WASHINGTON (CN) — The Supreme Court will embark on its new term with public approval at an all-time low and questions of legitimacy dominating headlines. As the country contends with the fallout from blockbuster rulings upending years of precedent, the justices are preparing to put more long-established rulings on the chopping block.
“We saw last term the court aggressively exercising its newfound conservative power to upend long-established precedents, most dramatically in Dobbs, of course, but also with respect to religion, public schools, public carrying of guns, and the EPA’s ability to regulate the environment,” David Cole, legal director at the American Civil Liberties Union, said. “The court appears ready to do so again.”
Legal experts have noticed an emerging trend from the last term bleeding into the court’s next act. As the justices show they are willing to make dramatic changes to established law, litigants are increasingly asking the court to challenge more precedents. The court’s willingness to add these cases to their docket this term signals an interest in continuing that trend.
“Litigants are much more aggressively inviting the court to reconsider and rewrite established precedent,” Cole said. “They see what the court did last term, and they're asking for more. The very fact that the court took cert on many of these cases in which the litigants are asking for overturning precedent shows that the court is not likely to act modestly, or at least is not inclined to act modest.”

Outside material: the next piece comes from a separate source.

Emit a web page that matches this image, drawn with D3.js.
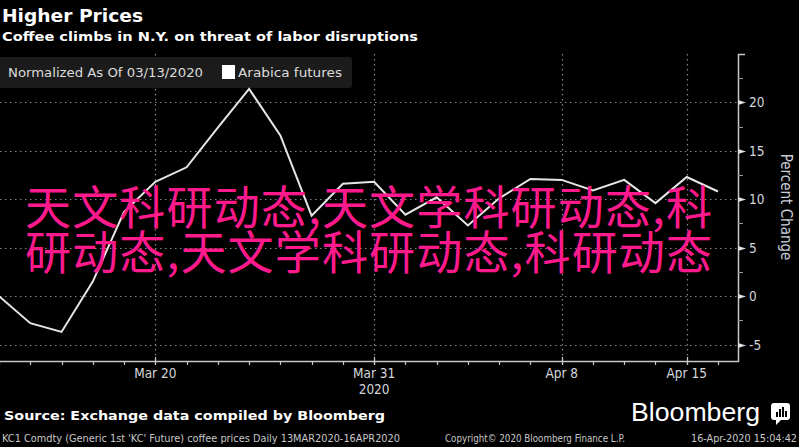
<!DOCTYPE html>
<html>
<head>
<meta charset="utf-8">
<script src="https://cdn.jsdelivr.net/npm/d3@7"></script>
<style>
  html, body { margin: 0; padding: 0; background: #000; }
  body { position: relative; width: 799px; height: 447px; overflow: hidden; }
  svg { display: block; position: absolute; left: 0; top: 0; }
</style>
</head>
<body>
<svg id="chart" width="799" height="447"></svg>
<script>
// ---- data ----
const dates = ["2020-03-13","2020-03-16","2020-03-17","2020-03-18","2020-03-19","2020-03-20",
  "2020-03-23","2020-03-24","2020-03-25","2020-03-26","2020-03-27","2020-03-30","2020-03-31",
  "2020-04-01","2020-04-02","2020-04-03","2020-04-06","2020-04-07","2020-04-08","2020-04-09",
  "2020-04-13","2020-04-14","2020-04-15","2020-04-16"];
const arabica = [0, -2.8, -3.7, 1.5, 8.7, 11.8, 13.3, 17.4, 21.4, 16.6, 8.3, 11.6, 11.8,
  8.4, 10.2, 7.3, 10.1, 12.1, 12.0, 10.9, 12.0, 9.6, 12.3, 10.8];
const xMajorDates = ["2020-03-20","2020-03-31","2020-04-08","2020-04-15"];
const xMajorLabels = ["Mar 20","Mar 31","Apr 8","Apr 15"];
const yMajorTicks = [-5, 0, 5, 10, 15, 20];
const yMinorTicks = [-2.5, 2.5, 7.5, 12.5, 17.5, 22.5];
const yDomain = [-6.6, 25];
const overlayLines = ["天文科研动态,天文学科研动态,科", "研动态,天文学科研动态,科研动态"];

const svg = d3.select("#chart");
const W = 799, H = 447;
const plotLeft = 0, plotRight = 738, plotTop = 54, plotBottom = 361;

svg.append("rect").attr("width", W).attr("height", H).attr("fill", "#000");

const x = d3.scalePoint().domain(dates).range([-1, 718]);
const y = d3.scaleLinear().domain(yDomain).range([plotBottom - 1, plotTop]);

const condensed = "'Liberation Sans Narrow','DejaVu Sans Condensed','Roboto Condensed','Liberation Sans',sans-serif";
const tahoma = "'DejaVu Sans','Noto Sans',sans-serif";

// ---- gridlines ----
const grid = svg.append("g");
grid.selectAll("line.h").data(yMajorTicks).join("line")
  .attr("x1", plotLeft).attr("x2", plotRight)
  .attr("y1", d => Math.round(y(d)) + 0.5).attr("y2", d => Math.round(y(d)) + 0.5)
  .attr("stroke", "#858585").attr("stroke-width", 1.2).attr("stroke-dasharray", "1.5,3.5");
grid.selectAll("line.v").data(xMajorDates).join("line")
  .attr("x1", d => Math.round(x(d)) + 0.5).attr("x2", d => Math.round(x(d)) + 0.5)
  .attr("y1", plotTop).attr("y2", plotBottom)
  .attr("stroke", "#858585").attr("stroke-width", 1.2).attr("stroke-dasharray", "1.5,3.5");

// ---- legend ----
const leg = svg.append("g");
leg.append("rect").attr("x", -6).attr("y", 57).attr("width", 358).attr("height", 31)
  .attr("rx", 3).attr("fill", "#1b1b1b");
leg.append("text").attr("x", 8).attr("y", 77).text("Normalized As Of 03/13/2020")
  .attr("fill", "#dcdcdc").attr("font-family", tahoma).attr("font-size", 13)
  .attr("textLength", 195).attr("lengthAdjust", "spacingAndGlyphs");
leg.append("rect").attr("x", 222).attr("y", 65).attr("width", 13).attr("height", 14)
  .attr("fill", "#ffffff");
leg.append("text").attr("x", 238).attr("y", 77).text("Arabica futures")
  .attr("fill", "#dcdcdc").attr("font-family", tahoma).attr("font-size", 13)
  .attr("textLength", 104).attr("lengthAdjust", "spacingAndGlyphs");

// ---- line ----
const line = d3.line().x((d, i) => x(dates[i])).y(d => y(d));
svg.append("path").datum(arabica).attr("d", line)
  .attr("fill", "none").attr("stroke", "#e6e6e6").attr("stroke-width", 2)
  .attr("stroke-linejoin", "miter");

// ---- x axis ----
const axCol = "#c8c8c8";
svg.append("line").attr("x1", plotLeft).attr("x2", plotRight + 0.5)
  .attr("y1", plotBottom + 0.5).attr("y2", plotBottom + 0.5)
  .attr("stroke", axCol).attr("stroke-width", 1.5);
svg.append("g").selectAll("line").data(dates).join("line")
  .attr("x1", d => Math.round(x(d)) + 0.5).attr("x2", d => Math.round(x(d)) + 0.5)
  .attr("y1", plotBottom).attr("y2", plotBottom + 4)
  .attr("stroke", axCol).attr("stroke-width", 1.2);
svg.append("g").selectAll("line").data(xMajorDates).join("line")
  .attr("x1", d => Math.round(x(d)) + 0.5).attr("x2", d => Math.round(x(d)) + 0.5)
  .attr("y1", plotBottom - 4).attr("y2", plotBottom + 4)
  .attr("stroke", axCol).attr("stroke-width", 1.2);
svg.append("g").selectAll("text").data(xMajorDates).join("text")
  .attr("x", d => x(d)).attr("y", 378).attr("text-anchor", "middle")
  .text((d, i) => xMajorLabels[i])
  .attr("fill", "#d4d6dc").attr("font-family", condensed).attr("font-size", 13.5);
svg.append("text").attr("x", x("2020-03-31")).attr("y", 394).attr("text-anchor", "middle")
  .text("2020").attr("fill", "#d4d6dc").attr("font-family", condensed).attr("font-size", 13.5);

// ---- y axis (right) ----
svg.append("line").attr("x1", plotRight + 0.5).attr("x2", plotRight + 0.5)
  .attr("y1", plotTop).attr("y2", plotBottom + 1)
  .attr("stroke", axCol).attr("stroke-width", 1.5);
svg.append("line").attr("x1", plotRight).attr("x2", plotRight + 7)
  .attr("y1", plotTop + 0.5).attr("y2", plotTop + 0.5)
  .attr("stroke", axCol).attr("stroke-width", 1.5);
svg.append("g").selectAll("line").data(yMinorTicks).join("line")
  .attr("x1", plotRight).attr("x2", plotRight + 5)
  .attr("y1", d => Math.round(y(d)) + 0.5).attr("y2", d => Math.round(y(d)) + 0.5)
  .attr("stroke", "#9a9a9a").attr("stroke-width", 1);
svg.append("g").selectAll("path").data(yMajorTicks).join("path")
  .attr("d", d => {
    const yy = Math.round(y(d)) + 0.5;
    return `M${plotRight},${yy - 2.5}L${plotRight + 8},${yy}L${plotRight},${yy + 2.5}Z`;
  })
  .attr("fill", "#e0e0e0");
svg.append("g").selectAll("text").data(yMajorTicks).join("text")
  .attr("x", 749).attr("y", d => y(d) + 5).text(d => d)
  .attr("fill", "#d4d6dc").attr("font-family", condensed).attr("font-size", 13.5);
svg.append("text").attr("transform", "translate(781,207) rotate(90)")
  .attr("text-anchor", "middle").text("Percent Change")
  .attr("fill", "#c8ccd6").attr("font-family", condensed).attr("font-size", 15);

// ---- titles ----
svg.append("text").attr("x", 2).attr("y", 22).text("Higher Prices")
  .attr("fill", "#ffffff").attr("font-family", tahoma).attr("font-weight", "bold")
  .attr("font-size", 17).attr("textLength", 141).attr("lengthAdjust", "spacingAndGlyphs");
svg.append("text").attr("x", 2).attr("y", 41).text("Coffee climbs in N.Y. on threat of labor disruptions")
  .attr("fill", "#ffffff").attr("font-family", tahoma).attr("font-weight", "bold")
  .attr("font-size", 13).attr("textLength", 416).attr("lengthAdjust", "spacingAndGlyphs");

// ---- footer ----
svg.append("text").attr("x", 4).attr("y", 420).text("Source: Exchange data compiled by Bloomberg")
  .attr("fill", "#ffffff").attr("font-family", tahoma).attr("font-weight", "bold")
  .attr("font-size", 13).attr("textLength", 381).attr("lengthAdjust", "spacingAndGlyphs");
svg.append("text").attr("x", 2).attr("y", 442)
  .text("KC1 Comdty (Generic 1st 'KC' Future) coffee prices  Daily 13MAR2020-16APR2020")
  .attr("fill", "#c8c8c8").attr("font-family", condensed).attr("font-size", 10)
  .attr("textLength", 398).attr("lengthAdjust", "spacingAndGlyphs");
svg.append("text").attr("x", 445).attr("y", 442).text("Copyright\u00A9 2020 Bloomberg Finance L.P.")
  .attr("fill", "#c8c8c8").attr("font-family", condensed).attr("font-size", 10)
  .attr("textLength", 180).attr("lengthAdjust", "spacingAndGlyphs");
svg.append("text").attr("x", 797).attr("y", 442).attr("text-anchor", "end").text("16-Apr-2020 15:04:42")
  .attr("fill", "#c8c8c8").attr("font-family", condensed).attr("font-size", 10)
  .attr("textLength", 106).attr("lengthAdjust", "spacingAndGlyphs");
svg.append("text").attr("x", 631).attr("y", 421).text("Bloomberg")
  .attr("fill", "#ffffff").attr("font-family", "'Liberation Sans','Noto Sans',sans-serif")
  .attr("font-size", 25).attr("textLength", 129).attr("lengthAdjust", "spacingAndGlyphs");
const logo = svg.append("g").attr("transform", "translate(771,403)");
logo.append("rect").attr("width", 19).attr("height", 17).attr("rx", 3).attr("fill", "#ffffff");
logo.append("path").attr("d", "M5,17L5,22L10,17Z").attr("fill", "#ffffff");
[[5,9],[8,6],[11,4],[14,8]].forEach(([bx, by]) =>
  logo.append("rect").attr("x", bx).attr("y", by).attr("width", 2).attr("height", 14 - by).attr("fill", "#000"));

// ---- overlay text: one justified block with two lines ----
const pink = "#fe1a8c";
const ov = d3.select("body").append("div")
  .style("position", "absolute").style("left", "25px").style("top", "181.5px")
  .style("width", "687px")
  .style("font-family", "'Noto Sans CJK SC','Noto Sans CJK JP',sans-serif")
  .style("font-size", "46px").style("line-height", "45px")
  .style("color", pink).style("white-space", "nowrap")
  .style("text-align", "justify").style("text-align-last", "justify")
  .style("text-justify", "inter-character");
overlayLines.forEach((t, i) => {
  if (i > 0) ov.append("br");
  ov.append(() => document.createTextNode(t));
});
</script>
</body>
</html>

One case on the court’s chopping block this term is Grutter v. Bollinger, which upheld affirmative action admissions policies. Students are challenging affirmative action policies at Harvard and the University of North Carolina in an attempt to overturn Grutter. Students for Fair Admissions — the group bringing these challenges — claims Grutter is not consistent with Brown v. Board of Education, which said racial segregation in public schools is unconstitutional.
Like Roe v. Wade, Grutter has been reaffirmed multiple times — most recently in 2016 — however, the court’s willingness to hear the case has caused some experts to speculate that the conservative supermajority will take another swing at overturning the almost two-decade-old precedent.
Justice Sonia Sotomayor is the only justice still on the court who voted to uphold affirmative action in Fisher v. University of Texas at Austin. Justice Elena Kagan recused herself from the case. This is the first time Justices Neil Gorsuch, Brett Kavanaugh, and Amy Coney Barrett will hear challenges to affirmative action. Justice Ketanji Brown Jackson — the first Black woman on the court — has recused from the Harvard case but will sit for the UNC challenge.
Experts say the court’s ruling in these cases will be impactful because race continues to matter in this country.
“Race continues to matter,” said Deborah Archer, president of the ACLU and a professor of clinical law and co-faculty director of the Center on Race, Inequality, and the Law at New York University School of Law. “It continues to constrain the outcomes for some life opportunities for some and to expand opportunities and outcomes for others.
Archer said schools are still grappling with racial inequality and the nation is facing a backlash to moving toward equality.
“Our nation now is really in the midst of an ongoing and significant backlash against the decades of work to move toward greater racial equity, and the fight against the systems and the forces of white supremacy has combined with this underlying fear of what a racially just world looks like, and has led to a wave of attacks across issues,” Archer said. “I think that these cases are a part of that wave of attack on even small efforts toward racial equality.”